Goal:
Your task is to count the lines of the entries below that include the word "chart" and to give only the resulting number.

# start of Records for the exercise

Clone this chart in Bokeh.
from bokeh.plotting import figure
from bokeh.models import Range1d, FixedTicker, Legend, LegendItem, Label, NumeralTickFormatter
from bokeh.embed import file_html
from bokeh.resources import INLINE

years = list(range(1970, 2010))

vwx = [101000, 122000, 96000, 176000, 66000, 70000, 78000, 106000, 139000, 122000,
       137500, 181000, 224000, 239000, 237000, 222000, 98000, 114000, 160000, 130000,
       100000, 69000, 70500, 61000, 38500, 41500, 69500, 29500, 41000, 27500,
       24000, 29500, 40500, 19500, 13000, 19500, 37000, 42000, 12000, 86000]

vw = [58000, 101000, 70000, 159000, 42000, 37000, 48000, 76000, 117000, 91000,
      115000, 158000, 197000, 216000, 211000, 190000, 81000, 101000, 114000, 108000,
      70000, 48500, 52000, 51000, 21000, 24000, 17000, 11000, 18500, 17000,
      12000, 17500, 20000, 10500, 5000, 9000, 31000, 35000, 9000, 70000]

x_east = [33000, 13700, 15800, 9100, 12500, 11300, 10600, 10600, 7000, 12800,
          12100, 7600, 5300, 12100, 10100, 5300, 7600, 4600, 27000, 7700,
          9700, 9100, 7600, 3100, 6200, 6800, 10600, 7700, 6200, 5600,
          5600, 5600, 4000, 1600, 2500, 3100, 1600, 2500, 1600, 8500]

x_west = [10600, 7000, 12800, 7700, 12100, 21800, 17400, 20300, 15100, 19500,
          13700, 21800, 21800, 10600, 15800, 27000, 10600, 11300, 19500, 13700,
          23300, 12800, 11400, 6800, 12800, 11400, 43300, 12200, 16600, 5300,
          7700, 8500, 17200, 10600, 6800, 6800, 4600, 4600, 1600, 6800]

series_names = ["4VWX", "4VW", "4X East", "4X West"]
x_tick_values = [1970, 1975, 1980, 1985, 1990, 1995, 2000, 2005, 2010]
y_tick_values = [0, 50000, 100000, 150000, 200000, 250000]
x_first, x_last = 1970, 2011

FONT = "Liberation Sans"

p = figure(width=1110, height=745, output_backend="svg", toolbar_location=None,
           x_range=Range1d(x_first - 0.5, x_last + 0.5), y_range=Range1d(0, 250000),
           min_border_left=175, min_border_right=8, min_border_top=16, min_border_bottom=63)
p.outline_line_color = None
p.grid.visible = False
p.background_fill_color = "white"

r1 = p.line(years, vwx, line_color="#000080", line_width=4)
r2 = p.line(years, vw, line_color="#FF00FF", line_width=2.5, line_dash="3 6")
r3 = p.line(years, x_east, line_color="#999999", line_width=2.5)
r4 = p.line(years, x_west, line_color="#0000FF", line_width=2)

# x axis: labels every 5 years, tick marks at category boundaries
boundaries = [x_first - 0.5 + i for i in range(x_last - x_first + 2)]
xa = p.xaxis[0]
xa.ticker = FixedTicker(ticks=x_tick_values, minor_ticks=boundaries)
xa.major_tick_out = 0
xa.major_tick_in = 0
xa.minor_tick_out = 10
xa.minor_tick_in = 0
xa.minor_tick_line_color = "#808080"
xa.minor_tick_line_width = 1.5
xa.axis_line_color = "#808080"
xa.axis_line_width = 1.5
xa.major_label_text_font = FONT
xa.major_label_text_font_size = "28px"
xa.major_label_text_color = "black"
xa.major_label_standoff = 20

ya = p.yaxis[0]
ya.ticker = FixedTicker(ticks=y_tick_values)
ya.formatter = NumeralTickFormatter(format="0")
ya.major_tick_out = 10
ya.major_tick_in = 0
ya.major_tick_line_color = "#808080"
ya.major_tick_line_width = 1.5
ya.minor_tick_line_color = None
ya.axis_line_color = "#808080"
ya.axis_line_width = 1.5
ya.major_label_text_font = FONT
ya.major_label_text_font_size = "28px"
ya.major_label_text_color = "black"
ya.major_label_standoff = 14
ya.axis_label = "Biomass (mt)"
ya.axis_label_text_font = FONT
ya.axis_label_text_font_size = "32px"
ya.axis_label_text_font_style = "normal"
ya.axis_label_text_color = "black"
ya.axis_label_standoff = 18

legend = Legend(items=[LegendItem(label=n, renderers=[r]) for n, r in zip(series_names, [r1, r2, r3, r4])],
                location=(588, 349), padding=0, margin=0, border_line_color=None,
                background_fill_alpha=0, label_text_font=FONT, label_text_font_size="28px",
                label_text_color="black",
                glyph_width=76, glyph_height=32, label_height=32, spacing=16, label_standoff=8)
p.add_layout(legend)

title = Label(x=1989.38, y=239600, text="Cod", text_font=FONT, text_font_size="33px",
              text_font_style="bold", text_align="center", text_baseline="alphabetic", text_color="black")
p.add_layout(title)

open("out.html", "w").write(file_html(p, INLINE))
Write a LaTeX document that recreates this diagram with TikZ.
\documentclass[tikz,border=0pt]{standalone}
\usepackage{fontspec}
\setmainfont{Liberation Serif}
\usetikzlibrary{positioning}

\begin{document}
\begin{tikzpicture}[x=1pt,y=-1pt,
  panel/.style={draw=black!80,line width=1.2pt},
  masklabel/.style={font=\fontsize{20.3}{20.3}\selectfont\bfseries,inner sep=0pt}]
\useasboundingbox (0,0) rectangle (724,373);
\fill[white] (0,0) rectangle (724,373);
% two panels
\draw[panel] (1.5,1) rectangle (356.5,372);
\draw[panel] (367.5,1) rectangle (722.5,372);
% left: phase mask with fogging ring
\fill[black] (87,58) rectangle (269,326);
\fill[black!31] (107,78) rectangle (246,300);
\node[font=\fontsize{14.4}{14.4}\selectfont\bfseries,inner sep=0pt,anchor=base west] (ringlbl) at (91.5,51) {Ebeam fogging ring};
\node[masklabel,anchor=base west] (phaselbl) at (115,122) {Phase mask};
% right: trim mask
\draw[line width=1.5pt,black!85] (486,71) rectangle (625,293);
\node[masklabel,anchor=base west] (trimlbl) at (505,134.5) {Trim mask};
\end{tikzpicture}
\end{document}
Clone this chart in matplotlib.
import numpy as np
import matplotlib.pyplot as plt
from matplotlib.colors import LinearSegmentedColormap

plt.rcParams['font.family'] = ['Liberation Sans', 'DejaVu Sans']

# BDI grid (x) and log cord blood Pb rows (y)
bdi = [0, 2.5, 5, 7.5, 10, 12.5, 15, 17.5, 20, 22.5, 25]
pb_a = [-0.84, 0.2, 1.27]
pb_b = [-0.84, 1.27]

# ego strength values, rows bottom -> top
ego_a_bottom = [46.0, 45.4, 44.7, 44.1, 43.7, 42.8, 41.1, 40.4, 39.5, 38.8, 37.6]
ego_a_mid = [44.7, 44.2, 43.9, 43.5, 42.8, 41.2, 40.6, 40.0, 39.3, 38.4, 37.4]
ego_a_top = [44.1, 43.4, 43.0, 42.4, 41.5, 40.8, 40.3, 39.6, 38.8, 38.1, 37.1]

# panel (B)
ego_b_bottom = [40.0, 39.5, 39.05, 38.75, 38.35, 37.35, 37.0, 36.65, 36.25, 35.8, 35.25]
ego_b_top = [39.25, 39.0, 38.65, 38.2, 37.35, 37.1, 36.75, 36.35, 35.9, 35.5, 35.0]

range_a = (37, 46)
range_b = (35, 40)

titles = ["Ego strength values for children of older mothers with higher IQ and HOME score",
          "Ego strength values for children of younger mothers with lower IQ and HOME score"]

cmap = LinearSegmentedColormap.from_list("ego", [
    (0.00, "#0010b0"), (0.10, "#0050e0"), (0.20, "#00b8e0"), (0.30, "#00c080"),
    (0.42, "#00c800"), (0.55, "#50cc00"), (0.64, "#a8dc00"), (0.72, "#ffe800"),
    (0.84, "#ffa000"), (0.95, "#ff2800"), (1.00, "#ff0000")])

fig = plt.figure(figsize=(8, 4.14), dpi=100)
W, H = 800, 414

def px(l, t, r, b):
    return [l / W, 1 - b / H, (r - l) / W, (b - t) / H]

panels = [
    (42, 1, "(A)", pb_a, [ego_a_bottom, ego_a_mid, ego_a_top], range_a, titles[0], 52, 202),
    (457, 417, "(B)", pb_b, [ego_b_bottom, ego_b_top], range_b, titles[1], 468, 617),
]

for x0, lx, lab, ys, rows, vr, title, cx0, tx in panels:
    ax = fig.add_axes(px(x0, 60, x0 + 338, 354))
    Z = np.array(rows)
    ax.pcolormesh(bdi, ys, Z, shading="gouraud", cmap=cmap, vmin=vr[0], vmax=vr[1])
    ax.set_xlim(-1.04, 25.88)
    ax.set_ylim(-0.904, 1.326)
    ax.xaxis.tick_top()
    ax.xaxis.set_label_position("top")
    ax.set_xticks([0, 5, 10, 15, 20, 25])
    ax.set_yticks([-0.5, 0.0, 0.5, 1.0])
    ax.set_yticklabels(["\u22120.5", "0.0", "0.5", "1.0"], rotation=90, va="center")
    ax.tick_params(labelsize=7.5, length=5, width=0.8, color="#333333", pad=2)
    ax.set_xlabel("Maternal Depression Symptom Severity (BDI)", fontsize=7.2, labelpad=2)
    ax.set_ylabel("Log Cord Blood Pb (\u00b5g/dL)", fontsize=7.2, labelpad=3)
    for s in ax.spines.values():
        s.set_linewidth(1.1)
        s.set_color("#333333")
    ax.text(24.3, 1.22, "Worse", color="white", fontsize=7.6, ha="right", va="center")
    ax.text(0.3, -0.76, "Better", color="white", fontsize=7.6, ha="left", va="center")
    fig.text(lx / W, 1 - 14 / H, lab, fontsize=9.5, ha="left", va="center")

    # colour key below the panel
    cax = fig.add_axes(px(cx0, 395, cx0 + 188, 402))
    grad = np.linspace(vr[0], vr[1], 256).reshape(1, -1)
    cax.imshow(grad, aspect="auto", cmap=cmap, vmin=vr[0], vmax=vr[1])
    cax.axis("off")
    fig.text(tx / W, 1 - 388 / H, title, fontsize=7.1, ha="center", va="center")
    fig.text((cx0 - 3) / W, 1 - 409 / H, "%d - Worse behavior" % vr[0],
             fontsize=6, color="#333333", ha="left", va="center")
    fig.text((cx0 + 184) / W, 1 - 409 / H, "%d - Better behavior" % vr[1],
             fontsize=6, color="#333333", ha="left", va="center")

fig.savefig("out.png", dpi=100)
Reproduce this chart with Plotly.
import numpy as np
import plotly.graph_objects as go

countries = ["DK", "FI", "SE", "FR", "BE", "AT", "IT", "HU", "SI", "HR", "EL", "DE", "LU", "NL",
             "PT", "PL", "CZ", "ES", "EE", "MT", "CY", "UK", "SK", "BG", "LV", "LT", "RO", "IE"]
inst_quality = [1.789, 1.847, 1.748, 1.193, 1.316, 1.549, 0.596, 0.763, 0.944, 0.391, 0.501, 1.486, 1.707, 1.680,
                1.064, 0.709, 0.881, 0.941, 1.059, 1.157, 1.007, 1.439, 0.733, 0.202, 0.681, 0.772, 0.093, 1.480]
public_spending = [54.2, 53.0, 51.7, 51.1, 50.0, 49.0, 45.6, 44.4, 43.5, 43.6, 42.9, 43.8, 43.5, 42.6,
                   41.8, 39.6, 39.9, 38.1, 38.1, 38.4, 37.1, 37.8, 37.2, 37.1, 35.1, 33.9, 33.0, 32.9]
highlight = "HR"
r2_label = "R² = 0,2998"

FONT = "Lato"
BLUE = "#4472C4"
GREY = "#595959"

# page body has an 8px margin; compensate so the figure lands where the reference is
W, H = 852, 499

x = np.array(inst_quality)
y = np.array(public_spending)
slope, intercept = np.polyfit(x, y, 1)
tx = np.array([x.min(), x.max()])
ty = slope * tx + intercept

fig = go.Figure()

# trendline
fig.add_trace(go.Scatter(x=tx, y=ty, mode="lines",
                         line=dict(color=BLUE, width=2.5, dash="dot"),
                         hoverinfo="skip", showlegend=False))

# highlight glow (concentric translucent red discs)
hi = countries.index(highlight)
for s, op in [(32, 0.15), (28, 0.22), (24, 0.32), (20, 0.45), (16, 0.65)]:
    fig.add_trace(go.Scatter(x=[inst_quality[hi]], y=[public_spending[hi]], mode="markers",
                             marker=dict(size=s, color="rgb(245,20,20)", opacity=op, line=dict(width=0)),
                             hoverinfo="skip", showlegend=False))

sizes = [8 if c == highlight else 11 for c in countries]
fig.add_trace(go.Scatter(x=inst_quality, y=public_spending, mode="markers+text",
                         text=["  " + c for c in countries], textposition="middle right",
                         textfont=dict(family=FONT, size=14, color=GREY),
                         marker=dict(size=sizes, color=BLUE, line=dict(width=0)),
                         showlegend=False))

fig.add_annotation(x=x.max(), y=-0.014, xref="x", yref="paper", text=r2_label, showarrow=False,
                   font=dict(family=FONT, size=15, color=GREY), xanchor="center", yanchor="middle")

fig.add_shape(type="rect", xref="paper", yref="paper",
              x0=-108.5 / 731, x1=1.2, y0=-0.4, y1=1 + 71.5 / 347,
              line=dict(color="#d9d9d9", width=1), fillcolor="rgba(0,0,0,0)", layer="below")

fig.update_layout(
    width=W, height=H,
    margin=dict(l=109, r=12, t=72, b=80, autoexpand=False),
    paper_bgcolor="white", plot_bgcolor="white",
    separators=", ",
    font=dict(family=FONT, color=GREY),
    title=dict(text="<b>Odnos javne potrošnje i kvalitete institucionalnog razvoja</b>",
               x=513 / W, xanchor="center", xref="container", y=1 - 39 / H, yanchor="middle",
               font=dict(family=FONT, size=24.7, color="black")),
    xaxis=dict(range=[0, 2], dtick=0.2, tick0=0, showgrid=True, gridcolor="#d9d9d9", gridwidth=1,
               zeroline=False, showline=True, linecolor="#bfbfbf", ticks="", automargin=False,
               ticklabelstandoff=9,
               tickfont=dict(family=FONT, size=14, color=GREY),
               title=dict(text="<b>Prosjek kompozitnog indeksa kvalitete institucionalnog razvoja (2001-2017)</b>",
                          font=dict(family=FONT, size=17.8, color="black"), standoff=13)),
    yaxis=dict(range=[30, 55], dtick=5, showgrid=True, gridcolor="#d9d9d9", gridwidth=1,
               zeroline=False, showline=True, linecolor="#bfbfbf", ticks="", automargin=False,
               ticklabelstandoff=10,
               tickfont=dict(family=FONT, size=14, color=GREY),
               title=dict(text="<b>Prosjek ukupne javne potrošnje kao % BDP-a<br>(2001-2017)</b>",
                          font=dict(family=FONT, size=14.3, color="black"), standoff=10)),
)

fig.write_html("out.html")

# end of Records for the exercise

Task solution:
3